Prisons: After a public outcry when a double rapist who identified as a woman was sent to a female prison  the Scottish Prison Service transgender policy was amended to keep transwomen prisoners with a history of violence against women in the male estate.  A full review has since concluded and the updated policy  does not comply with international obligations or the single-sex residential accommodation provisions of the Equality Act; prisoners can still be housed on the basis of self-identification of sex.
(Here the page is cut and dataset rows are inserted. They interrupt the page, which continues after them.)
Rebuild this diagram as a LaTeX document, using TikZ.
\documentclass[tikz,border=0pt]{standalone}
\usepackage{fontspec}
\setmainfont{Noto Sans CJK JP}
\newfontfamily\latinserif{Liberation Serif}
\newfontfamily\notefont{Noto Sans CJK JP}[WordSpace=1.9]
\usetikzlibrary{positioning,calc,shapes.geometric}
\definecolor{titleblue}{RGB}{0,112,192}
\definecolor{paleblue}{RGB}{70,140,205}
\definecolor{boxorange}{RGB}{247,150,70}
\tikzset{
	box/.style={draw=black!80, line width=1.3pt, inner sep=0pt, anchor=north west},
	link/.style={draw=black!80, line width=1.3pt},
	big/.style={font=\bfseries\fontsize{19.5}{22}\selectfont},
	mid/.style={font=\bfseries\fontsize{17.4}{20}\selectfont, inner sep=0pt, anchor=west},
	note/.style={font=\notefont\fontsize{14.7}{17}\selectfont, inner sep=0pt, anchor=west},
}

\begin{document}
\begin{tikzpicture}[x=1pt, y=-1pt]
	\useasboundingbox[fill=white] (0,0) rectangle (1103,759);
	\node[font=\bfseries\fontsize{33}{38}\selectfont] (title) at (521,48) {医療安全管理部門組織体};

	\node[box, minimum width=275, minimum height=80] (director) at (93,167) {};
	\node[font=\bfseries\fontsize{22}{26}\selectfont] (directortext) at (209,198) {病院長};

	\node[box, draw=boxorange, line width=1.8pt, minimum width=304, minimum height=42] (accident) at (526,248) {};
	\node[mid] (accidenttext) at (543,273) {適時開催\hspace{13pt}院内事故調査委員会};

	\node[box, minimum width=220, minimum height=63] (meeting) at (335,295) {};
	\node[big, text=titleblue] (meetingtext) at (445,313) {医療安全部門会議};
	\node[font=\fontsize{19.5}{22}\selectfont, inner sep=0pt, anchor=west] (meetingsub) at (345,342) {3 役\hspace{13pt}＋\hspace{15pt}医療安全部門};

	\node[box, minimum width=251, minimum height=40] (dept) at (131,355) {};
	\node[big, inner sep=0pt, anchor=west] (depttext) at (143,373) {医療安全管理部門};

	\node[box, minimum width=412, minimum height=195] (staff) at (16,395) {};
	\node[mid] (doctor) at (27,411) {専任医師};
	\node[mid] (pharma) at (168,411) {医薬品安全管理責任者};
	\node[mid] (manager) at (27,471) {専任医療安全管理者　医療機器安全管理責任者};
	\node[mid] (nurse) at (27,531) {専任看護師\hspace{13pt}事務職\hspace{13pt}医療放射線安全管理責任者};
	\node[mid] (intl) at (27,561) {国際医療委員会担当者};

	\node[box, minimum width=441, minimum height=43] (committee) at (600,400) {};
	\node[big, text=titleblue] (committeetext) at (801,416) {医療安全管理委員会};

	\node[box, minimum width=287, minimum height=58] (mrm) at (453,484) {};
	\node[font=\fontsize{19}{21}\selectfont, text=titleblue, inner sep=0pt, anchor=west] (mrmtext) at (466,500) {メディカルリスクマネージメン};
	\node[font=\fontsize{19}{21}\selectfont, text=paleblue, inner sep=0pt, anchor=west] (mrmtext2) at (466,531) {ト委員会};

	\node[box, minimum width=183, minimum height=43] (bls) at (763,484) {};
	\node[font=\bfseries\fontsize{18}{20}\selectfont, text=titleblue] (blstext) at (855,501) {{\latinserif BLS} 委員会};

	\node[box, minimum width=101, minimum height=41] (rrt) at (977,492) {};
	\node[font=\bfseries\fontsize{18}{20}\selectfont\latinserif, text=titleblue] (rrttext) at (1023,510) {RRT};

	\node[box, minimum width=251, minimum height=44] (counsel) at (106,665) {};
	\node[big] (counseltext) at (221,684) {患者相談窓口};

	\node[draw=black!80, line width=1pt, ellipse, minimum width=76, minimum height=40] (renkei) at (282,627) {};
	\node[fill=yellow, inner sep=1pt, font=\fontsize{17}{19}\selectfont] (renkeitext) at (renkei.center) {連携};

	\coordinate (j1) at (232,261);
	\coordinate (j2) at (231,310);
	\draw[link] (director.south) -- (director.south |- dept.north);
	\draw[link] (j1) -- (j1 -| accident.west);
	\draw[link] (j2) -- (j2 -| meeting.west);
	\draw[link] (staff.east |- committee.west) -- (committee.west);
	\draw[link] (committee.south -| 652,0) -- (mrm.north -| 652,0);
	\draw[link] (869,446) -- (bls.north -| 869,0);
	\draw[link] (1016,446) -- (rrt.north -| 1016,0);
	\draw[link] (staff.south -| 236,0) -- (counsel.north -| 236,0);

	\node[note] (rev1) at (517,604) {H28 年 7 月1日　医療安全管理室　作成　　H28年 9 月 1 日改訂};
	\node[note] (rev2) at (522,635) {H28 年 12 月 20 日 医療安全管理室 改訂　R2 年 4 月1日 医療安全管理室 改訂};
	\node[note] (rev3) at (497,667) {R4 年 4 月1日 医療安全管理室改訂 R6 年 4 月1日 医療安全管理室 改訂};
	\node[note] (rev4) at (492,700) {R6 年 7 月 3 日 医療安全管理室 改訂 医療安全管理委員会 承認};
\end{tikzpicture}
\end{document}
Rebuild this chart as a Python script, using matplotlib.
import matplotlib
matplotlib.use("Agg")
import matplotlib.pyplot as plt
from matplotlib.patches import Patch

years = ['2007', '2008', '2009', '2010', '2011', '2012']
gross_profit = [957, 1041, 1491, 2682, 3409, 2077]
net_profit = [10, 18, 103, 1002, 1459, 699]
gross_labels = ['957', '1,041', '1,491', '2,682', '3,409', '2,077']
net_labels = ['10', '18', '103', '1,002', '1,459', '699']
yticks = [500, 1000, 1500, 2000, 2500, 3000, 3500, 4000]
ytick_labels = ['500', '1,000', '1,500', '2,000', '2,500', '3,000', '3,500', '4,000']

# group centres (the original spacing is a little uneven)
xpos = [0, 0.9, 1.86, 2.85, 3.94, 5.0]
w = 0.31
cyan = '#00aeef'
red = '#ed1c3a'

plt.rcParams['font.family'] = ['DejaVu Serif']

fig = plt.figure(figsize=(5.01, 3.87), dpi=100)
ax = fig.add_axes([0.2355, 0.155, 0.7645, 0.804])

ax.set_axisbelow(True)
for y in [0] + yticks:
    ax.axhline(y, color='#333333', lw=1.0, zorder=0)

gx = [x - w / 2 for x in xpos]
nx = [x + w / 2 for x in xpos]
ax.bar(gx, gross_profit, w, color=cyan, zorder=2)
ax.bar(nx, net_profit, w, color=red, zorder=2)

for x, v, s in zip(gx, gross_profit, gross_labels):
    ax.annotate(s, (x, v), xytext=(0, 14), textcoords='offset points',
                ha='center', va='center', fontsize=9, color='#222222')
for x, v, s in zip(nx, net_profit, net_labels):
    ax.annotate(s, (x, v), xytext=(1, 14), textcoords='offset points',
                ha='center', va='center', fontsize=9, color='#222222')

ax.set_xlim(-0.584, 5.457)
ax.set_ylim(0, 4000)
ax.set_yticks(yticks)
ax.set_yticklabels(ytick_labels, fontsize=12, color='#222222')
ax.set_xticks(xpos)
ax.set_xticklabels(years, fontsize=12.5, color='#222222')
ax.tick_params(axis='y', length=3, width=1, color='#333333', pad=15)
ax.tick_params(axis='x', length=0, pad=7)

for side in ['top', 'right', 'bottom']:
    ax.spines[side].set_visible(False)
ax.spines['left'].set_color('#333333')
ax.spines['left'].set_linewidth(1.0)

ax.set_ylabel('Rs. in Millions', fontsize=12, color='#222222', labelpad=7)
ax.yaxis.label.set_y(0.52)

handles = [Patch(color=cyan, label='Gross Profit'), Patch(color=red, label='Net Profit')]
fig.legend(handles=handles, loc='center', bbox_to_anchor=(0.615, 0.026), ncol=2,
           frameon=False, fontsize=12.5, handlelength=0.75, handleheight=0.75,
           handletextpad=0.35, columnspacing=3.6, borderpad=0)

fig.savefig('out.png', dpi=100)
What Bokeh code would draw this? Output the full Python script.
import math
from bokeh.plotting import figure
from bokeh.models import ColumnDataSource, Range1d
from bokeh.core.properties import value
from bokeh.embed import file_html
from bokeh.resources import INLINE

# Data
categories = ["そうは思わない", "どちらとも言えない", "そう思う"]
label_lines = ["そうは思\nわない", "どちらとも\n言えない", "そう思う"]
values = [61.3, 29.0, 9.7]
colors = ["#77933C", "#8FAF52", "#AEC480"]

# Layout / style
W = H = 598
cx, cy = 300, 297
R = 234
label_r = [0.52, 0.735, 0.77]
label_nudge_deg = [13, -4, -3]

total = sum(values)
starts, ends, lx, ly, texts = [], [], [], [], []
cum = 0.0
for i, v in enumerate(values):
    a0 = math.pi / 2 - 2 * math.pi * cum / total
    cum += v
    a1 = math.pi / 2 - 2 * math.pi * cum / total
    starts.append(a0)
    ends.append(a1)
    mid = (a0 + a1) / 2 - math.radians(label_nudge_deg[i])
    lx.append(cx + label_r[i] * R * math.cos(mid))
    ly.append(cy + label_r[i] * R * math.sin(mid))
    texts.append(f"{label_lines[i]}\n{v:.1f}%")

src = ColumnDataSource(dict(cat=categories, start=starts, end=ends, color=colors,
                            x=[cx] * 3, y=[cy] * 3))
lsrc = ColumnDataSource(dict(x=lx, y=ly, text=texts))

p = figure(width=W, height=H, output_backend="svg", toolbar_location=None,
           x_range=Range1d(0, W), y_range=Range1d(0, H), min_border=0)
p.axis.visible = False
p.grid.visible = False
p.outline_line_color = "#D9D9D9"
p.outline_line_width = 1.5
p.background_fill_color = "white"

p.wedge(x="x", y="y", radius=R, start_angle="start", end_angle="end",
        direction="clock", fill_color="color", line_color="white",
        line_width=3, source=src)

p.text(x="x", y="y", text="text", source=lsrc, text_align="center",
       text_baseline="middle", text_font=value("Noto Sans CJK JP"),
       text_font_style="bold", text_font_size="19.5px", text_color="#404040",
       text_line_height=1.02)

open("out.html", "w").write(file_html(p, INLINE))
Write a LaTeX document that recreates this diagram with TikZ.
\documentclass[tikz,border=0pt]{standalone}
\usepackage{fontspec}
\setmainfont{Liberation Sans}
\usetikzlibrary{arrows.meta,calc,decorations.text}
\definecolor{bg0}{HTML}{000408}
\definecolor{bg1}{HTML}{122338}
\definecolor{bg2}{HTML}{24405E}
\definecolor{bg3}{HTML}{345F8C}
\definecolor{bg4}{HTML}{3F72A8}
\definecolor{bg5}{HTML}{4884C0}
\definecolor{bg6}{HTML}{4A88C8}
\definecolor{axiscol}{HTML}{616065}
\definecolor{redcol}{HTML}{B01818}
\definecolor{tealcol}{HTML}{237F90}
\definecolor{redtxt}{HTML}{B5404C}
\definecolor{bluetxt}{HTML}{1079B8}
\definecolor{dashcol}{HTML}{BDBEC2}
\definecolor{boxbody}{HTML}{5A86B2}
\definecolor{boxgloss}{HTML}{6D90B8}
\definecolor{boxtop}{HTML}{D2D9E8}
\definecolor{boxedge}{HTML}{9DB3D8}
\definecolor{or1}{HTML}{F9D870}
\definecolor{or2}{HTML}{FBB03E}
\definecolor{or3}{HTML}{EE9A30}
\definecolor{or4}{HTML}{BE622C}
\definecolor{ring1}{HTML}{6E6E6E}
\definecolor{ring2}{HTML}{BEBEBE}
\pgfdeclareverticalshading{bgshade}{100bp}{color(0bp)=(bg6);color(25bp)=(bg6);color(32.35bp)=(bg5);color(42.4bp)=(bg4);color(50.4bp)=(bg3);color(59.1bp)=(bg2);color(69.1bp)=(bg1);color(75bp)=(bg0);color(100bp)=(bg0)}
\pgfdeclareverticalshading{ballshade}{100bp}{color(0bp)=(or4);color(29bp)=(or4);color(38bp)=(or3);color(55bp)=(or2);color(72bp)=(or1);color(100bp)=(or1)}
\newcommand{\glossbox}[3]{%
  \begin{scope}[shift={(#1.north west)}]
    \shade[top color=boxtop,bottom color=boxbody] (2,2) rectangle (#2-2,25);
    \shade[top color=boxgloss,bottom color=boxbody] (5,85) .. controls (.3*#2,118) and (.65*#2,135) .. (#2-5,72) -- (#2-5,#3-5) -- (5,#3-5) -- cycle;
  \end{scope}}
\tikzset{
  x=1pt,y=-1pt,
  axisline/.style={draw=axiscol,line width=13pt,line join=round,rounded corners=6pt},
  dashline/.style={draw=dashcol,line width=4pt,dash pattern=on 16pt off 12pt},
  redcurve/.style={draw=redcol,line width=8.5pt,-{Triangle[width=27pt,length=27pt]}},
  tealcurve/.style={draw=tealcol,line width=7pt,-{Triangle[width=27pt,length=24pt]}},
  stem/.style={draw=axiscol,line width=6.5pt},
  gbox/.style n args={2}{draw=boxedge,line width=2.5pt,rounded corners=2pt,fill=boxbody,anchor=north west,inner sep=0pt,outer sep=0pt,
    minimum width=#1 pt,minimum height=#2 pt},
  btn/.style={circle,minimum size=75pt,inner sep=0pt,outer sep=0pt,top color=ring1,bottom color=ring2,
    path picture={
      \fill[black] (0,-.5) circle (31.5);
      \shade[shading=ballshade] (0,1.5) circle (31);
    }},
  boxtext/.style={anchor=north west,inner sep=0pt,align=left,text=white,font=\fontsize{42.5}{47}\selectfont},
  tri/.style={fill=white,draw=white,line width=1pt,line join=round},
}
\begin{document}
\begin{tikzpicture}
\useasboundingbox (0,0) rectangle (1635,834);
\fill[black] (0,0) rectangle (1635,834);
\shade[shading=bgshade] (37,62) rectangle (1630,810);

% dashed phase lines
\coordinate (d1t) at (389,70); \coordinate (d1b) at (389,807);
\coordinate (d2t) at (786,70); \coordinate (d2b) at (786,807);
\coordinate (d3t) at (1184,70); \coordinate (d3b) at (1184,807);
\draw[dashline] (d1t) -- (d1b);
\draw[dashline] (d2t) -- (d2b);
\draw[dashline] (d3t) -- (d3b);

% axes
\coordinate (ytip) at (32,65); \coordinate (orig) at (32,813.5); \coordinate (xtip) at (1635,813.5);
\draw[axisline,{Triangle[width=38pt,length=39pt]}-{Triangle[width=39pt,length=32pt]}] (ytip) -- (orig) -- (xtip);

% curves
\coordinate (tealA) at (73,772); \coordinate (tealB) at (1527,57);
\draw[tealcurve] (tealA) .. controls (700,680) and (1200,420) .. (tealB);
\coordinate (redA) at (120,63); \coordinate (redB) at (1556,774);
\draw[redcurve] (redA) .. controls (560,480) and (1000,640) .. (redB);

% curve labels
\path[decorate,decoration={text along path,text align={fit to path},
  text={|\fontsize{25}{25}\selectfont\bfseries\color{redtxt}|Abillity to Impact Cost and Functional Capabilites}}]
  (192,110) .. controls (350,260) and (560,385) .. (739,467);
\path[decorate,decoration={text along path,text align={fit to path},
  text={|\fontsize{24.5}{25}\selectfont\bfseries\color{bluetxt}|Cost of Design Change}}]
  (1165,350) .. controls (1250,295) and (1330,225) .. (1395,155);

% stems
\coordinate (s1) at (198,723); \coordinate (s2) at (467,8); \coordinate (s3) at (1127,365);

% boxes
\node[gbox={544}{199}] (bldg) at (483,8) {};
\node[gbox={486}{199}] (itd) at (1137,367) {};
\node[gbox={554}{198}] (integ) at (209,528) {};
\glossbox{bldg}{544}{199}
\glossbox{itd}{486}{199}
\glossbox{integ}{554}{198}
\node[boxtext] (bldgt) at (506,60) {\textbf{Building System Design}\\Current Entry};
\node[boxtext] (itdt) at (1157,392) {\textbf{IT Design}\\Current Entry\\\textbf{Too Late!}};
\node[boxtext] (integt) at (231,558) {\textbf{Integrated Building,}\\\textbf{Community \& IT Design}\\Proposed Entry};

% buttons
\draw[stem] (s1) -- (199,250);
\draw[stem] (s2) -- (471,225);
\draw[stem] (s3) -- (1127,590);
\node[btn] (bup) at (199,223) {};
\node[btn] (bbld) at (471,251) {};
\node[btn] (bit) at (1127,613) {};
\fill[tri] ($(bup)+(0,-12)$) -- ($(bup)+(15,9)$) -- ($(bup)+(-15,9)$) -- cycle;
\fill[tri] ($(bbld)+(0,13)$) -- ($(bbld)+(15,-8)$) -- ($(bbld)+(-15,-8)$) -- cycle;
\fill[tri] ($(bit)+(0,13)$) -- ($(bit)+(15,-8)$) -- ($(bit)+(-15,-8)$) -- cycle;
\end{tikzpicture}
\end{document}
The Prison Service takes no account of GRCs, believes there is an “acceptable risk” to women prisoners, and existing transwomen prisoners, including one who murdered a cellmate in a male prison, still remain in women’s prisons.
Data: Scottish Government guidance advises data should be collected on the basis of gender identity and not sex, unless necessary in a medical context.  This dismisses the CEDAW Committee recommendations following its criticism of the UK’s “lack of systematic collection of data, disaggregated by sex”.  Important information is now unreliable even for criminal justice as Police Scotland record offenders, including rapists, as female. 
Freedom of association: Under the FWS2 ruling women and girls, including lesbians, cannot meet without including males with a GRC.
- The UK Government should amend the Equality Act, Surrogacy Arrangements Act 1985 and Human Fertilisation and Embryology Act 1990 to protect women’s rights by clarifying sex is a biological referent.
- The Scottish Government should amend the devolved Abortion Act 1967 and ensure the upcoming Misogyny Bill and Human Rights Bill (which will incorporate CEDAW) will protect women’s rights by clarifying sex is a biological referent. Withdraw the trans guidance and lobby groups from schools, remove the male inclusive funding condition for women’s organisations and reinstate single-sex accommodation in prisons.
- The Equality and Human Rights Commission should update the Equality Act Code of Practice and provide clear guidance to the women’s sector on how they can operate single-sex services.